Students consider dropping out amidst cost of living crisis
Amidst the current cost of living crisis, many students are struggling to afford rent, bills and food, as well as having to cut back on social activities. This is having a negative impact on their wellbeing and their education.
31 per cent of respondents to a survey conducted by Exeposé have said that they have considered dropping out of University due to financial worries.
This figure highlights the effect that the current cost of living crisis is having on students, with many students having to take on extra hours at work, during term time or during the holidays.
Ultimately, this demonstrates how the cost of living crisis is having an adverse effect on those students who are struggling the most to keep up with rising costs. By needing to work part-time to afford rent, bills, food and other essentials, these students are detracting from their studying time, making them unfairly disadvantaged compared to those who are more financially stable.
Despite the fact that many students receive financial help in the form of the government maintenance loan, many of the students who responded to the Exeposé survey stated how their maintenance loan only covers their rent. All other expenses have to be funded by family, part-time work, or both.
One student even stated: “I am severely in my overdraft with no way of getting out due to [the] cost of living crisis and the maintenance loan. It doesn’t even cover my rent!”.
This financial pressure felt by many students has had detrimental effects on their physical and mental wellbeing, with some saying that they are skipping meals, living in unheated homes, and feeling increased levels of stress and anxiety, wondering how they will make their money stretch far enough to cover even the essentials.
The University does offer an array of financial help services, including the Success for All Fund, The Finance Helpdesk, the Money advice and support webpage and services such as ‘Managing your money- a budget workshop’ that runs every Monday in term time.
However, there is a concern that many students are unaware of these services, or unsure which is the most appropriate one to meet their needs. For example, only a third of respondents to the Exeposé survey were aware of the Finance Helpdesk, and only 11 per cent knew about the budgeting workshop.
In response to these concerns about student loans not keeping up with rising costs in the cost of living crisis, a University spokesperson made this statement:
“We recognise that students are feeling anxious about the rising cost of living, and we were disappointed that the DfE has failed to deliver a meaningful increase to maintenance loans, despite warnings that students would be worse off next year.
At Exeter, we have invested over £3 million to support students during the cost of living crisis and we are continually reviewing the impact on our students and considering what further we can do to support, however, we recognise that additional Government assistance is also urgently needed to address the growing financial pressures.
There is information, advice and support available to students who may be struggling, which they can find on our website.

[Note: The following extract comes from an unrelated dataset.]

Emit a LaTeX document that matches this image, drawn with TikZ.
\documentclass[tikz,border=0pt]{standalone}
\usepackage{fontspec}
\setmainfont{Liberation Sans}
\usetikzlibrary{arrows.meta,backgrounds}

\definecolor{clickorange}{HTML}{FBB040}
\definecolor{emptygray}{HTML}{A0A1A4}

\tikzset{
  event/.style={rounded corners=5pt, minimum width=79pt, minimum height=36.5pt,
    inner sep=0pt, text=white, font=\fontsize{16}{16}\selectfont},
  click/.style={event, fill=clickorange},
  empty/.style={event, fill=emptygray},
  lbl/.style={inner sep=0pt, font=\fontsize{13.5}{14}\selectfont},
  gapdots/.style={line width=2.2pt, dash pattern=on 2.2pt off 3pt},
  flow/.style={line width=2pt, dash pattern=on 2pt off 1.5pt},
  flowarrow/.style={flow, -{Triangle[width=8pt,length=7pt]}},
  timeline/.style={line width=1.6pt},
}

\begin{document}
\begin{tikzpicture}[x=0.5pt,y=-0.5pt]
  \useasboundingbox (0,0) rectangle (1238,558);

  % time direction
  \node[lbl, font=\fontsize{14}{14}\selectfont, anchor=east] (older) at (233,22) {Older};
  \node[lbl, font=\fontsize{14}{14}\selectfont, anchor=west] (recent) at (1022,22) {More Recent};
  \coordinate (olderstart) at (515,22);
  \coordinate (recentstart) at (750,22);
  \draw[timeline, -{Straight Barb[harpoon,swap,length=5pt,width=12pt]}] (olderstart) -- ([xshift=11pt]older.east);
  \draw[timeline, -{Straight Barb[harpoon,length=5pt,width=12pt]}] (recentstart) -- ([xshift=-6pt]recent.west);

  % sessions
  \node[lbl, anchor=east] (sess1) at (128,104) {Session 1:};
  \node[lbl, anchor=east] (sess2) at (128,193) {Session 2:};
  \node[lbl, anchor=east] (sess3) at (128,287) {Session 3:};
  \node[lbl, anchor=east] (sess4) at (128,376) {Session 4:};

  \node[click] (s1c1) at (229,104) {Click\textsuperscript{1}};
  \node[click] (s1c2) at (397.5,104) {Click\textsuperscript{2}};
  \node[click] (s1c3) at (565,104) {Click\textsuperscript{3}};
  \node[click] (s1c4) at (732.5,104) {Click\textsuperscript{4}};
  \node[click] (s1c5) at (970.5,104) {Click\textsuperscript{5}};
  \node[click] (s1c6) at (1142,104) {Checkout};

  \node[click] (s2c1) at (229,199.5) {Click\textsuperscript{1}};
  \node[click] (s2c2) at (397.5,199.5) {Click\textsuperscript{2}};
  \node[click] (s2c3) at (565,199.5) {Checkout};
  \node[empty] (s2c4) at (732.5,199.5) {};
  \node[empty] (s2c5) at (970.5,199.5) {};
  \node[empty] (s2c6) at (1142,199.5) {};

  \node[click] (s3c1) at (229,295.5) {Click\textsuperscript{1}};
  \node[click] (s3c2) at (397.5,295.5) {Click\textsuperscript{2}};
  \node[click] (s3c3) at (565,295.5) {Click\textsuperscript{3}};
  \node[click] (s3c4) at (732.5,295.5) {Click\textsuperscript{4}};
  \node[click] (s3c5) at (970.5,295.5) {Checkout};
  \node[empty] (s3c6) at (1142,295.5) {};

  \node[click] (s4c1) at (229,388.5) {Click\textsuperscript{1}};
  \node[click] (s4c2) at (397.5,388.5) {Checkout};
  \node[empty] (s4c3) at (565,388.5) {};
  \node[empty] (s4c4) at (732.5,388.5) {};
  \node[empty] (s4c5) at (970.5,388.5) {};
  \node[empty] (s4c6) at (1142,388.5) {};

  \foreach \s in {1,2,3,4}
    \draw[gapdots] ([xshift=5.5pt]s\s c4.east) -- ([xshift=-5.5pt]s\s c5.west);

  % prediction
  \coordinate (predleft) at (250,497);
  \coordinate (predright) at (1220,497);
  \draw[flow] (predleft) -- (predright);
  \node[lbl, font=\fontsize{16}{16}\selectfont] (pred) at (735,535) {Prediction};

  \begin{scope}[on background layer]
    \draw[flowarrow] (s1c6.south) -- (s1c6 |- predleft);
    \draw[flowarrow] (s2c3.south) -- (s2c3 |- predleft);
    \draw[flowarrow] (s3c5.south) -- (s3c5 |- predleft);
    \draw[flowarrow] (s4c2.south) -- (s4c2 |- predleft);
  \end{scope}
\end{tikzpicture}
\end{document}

Our Cost of Living group also continues to meet, working in partnership with our Students’ Guild and Students’ Union.”
At Exeter, we have invested over £3 million to support students during the cost of living crisis and we are continually reviewing the impact on our students and considering what further we can do to support
University of Exeter Spokesperson
On January 11 this year, the government announced its ‘Cost of living boost for students’, which includes freezing tuition fees for the next two academic years, and that undergraduate and postgraduate loans would be increased by 2.8 per cent for the 2023/24 academic year.
Although any increase in student finance has been welcomed by students, with one respondent heralding it as an ‘Extremely positive decision’, many feel that this does not go far enough. With inflation at 10.5 per cent in December 2022 in the UK, evidently a 2.8 per cent increase will make little difference to plugging the hole created by the cost of living crisis.

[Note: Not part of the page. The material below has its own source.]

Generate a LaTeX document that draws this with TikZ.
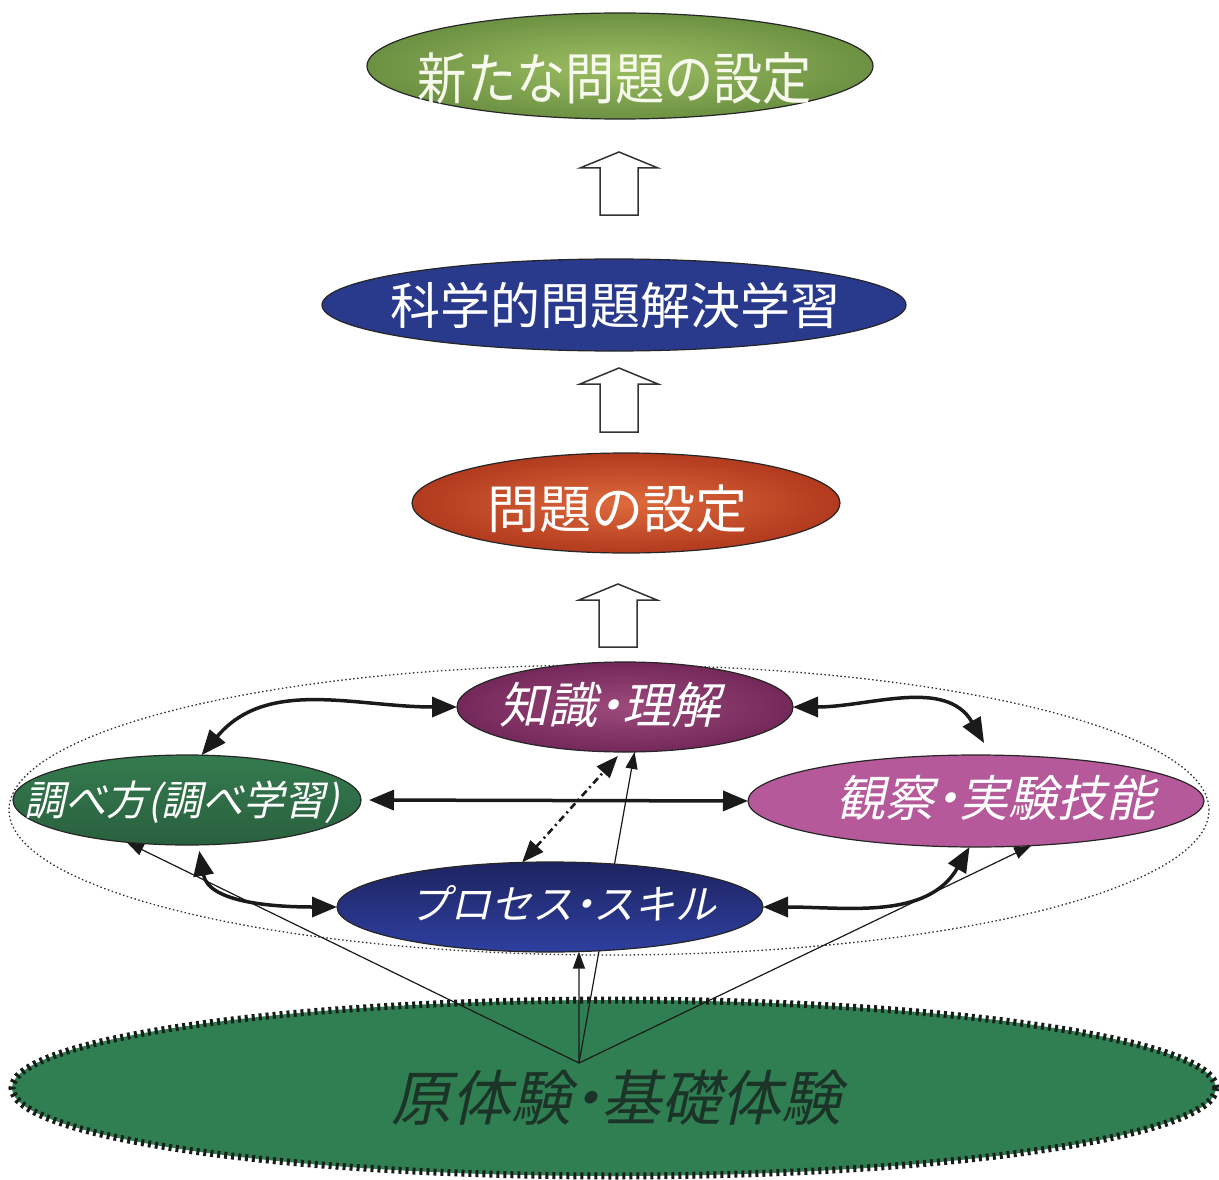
\documentclass[tikz,border=0pt]{standalone}
\usepackage{fontspec}
\newfontfamily\jp{Noto Sans CJK JP}
\newfontfamily\jpc[FakeStretch=0.88]{Noto Sans CJK JP}
\newfontfamily\jpit[FakeSlant=0.22]{Noto Sans CJK JP}
\newcommand{\nd}{\kern-.25em・\kern-.25em}
\usetikzlibrary{shapes.geometric,arrows.meta,calc}
\definecolor{topIn}{HTML}{9DBE63}
\definecolor{topOut}{HTML}{6C9142}
\definecolor{topTxt}{HTML}{F6F9EC}
\definecolor{kagakuC}{HTML}{29398C}
\definecolor{mondaiIn}{HTML}{DE6A3C}
\definecolor{mondaiOut}{HTML}{B23A1E}
\definecolor{chiIn}{HTML}{9C4A7B}
\definecolor{chiOut}{HTML}{74285A}
\definecolor{shiTop}{HTML}{357B4F}
\definecolor{shiBot}{HTML}{29603E}
\definecolor{kanEdge}{HTML}{B6599B}
\definecolor{kanMid}{HTML}{862E84}
\definecolor{proTop}{HTML}{1E2460}
\definecolor{proMid}{HTML}{0B0B1E}
\definecolor{proBot}{HTML}{2E3FA0}
\definecolor{baseG}{HTML}{2F7F52}
\definecolor{baseB}{HTML}{151E18}
\definecolor{baseTxt}{HTML}{1C3328}
\definecolor{lineC}{HTML}{1A1A1A}
\begin{document}
\begin{tikzpicture}[x=1pt,y=-1pt,
  el/.style={ellipse, draw=black!85, line width=1.2pt, inner sep=0pt, outer sep=0pt},
  lbl/.style={inner sep=0pt, text=white},
  dbl/.style={line width=3.5pt, draw=lineC, {Triangle[length=25pt,width=20pt]}-{Triangle[length=25pt,width=20pt]}},
  thinarr/.style={line width=1.2pt, draw=lineC, -{Triangle[length=17pt,width=12pt]}},
  dashdotarr/.style={line width=2.6pt, draw=lineC, dash pattern=on 7pt off 4pt on 2pt off 4pt, {Triangle[length=22pt,width=17pt]}-{Triangle[length=22pt,width=17pt]}},
  blockarrow/.style={draw=black!80, line width=1.5pt, fill=white, line join=miter}
]
\useasboundingbox (0,0) rectangle (1219,1180);
\fill[white] (0,0) rectangle (1219,1180);

% base ellipse
\node[ellipse, fill=baseG, draw=baseB, line width=7pt, dash pattern=on 3pt off 4pt,
      minimum width=1204pt, minimum height=176pt, inner sep=0pt] (base) at (614,1088) {};
\node[lbl, text=baseTxt, font=\jpit\fontsize{60}{64}\selectfont] (baseT) at (616,1098) {原体験\nd 基礎体験};

% dotted zone
\node[ellipse, draw=black!80, line width=1.3pt, dash pattern=on 1.5pt off 2.5pt,
      minimum width=1200pt, minimum height=290pt, inner sep=0pt] (zone) at (609,810) {};

% upper ellipses
\node[el, minimum width=506pt, minimum height=106pt, inner color=topIn, outer color=topOut] (top) at (620,66) {};
\node[lbl, text=topTxt, font=\jpc\fontsize{56}{60}\selectfont] (topT) at (615,78) {新たな問題の設定};

\node[el, minimum width=584pt, minimum height=92pt, fill=kagakuC] (kagaku) at (614,305) {};
\node[lbl, font=\jp\fontsize{50}{54}\selectfont] (kagakuT) at (615,305) {科学的問題解決学習};

\node[el, minimum width=428pt, minimum height=100pt, inner color=mondaiIn, outer color=mondaiOut] (mondai) at (626,503) {};
\node[lbl, font=\jp\fontsize{52}{56}\selectfont] (mondaiT) at (617,509) {問題の設定};

% source point of thin lines
\coordinate (src) at (579,1063);

% anchor shapes of the bottom cluster
\path node[el, draw=none, minimum width=336pt, minimum height=90pt] (kn) at (625,707) {}
      node[el, draw=none, minimum width=348pt, minimum height=90pt] (sh) at (187,800) {}
      node[el, draw=none, minimum width=456pt, minimum height=92pt] (kan) at (976,801) {}
      node[el, draw=none, minimum width=426pt, minimum height=90pt] (pro) at (550,907) {};

% thin lines (behind coloured ellipses)
\draw[thinarr] (src) -- (sh.-145);
\draw[thinarr] (src) -- (kn.-78);
\draw[thinarr] (src) -- (pro.-57);
\draw[thinarr] (src) -- (kan.-39.5);

% coloured ellipses of the cluster
\node[el, minimum width=336pt, minimum height=90pt, inner color=chiIn, outer color=chiOut] (knF) at (625,707) {};
\node[lbl, font=\jpit\fontsize{49}{52}\selectfont] (knT) at (610,705) {知識\nd 理解};

\node[el, minimum width=348pt, minimum height=90pt, top color=shiTop, bottom color=shiBot] (shF) at (187,800) {};
\node[lbl, font=\jpit\fontsize{41}{44}\selectfont] (shT) at (182,802) {調べ方(調べ学習)};

\node[el, minimum width=456pt, minimum height=92pt, top color=kanEdge, middle color=kanMid, bottom color=kanEdge] (kanF) at (976,801) {};
\node[lbl, font=\jpit\fontsize{49}{52}\selectfont] (kanT) at (996,798) {観察\nd 実験技能};

\node[el, minimum width=426pt, minimum height=90pt, top color=proTop, middle color=proMid, bottom color=proBot] (proF) at (550,907) {};
\node[lbl, font=\jpit\fontsize{41}{44}\selectfont] (proT) at (563,903) {プロセス\nd スキル};

% thick double arrows
\draw[dbl] (kn.west) to[out=180,in=50] (sh.72);
\draw[dbl] (kn.east) to[out=0,in=120] ([yshift=12pt]kan.80);
\draw[dbl, shorten <=8pt] (sh.east) -- (kan.west);
\draw[dbl, shorten <=6pt] (sh.-76) to[out=-80,in=180] (pro.west);
\draw[dbl] (pro.east) to[out=0,in=-120] (kan.-98);
\draw[dashdotarr] (pro.122) -- ([yshift=-4pt]kn.-99);

% block arrows between the upper ellipses
\coordinate (ba1) at (619,152);
\coordinate (ba2) at (619,368);
\coordinate (ba3) at (618,584);
\foreach \c/\len in {ba1/63, ba2/64, ba3/63}{
  \draw[blockarrow] (\c) -- ++(39,16) -- ++(-20,0) -- ++(0,\len-16) -- ++(-38,0) -- ++(0,16-\len) -- ++(-20,0) -- cycle;
}
\end{tikzpicture}
\end{document}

Moreover, many students have expressed the opinion that these changes are not being acted upon soon enough, with plans to boost student’s finances in September doing nothing to help those students who are financially struggling now.
Overall, it is clear that the current cost of living crisis is having a detrimental effect, with the support offered by the University and the government not going far enough for some students. This increase in financial struggle has ultimately lead some students to consider dropping out because they can no longer afford to study at University.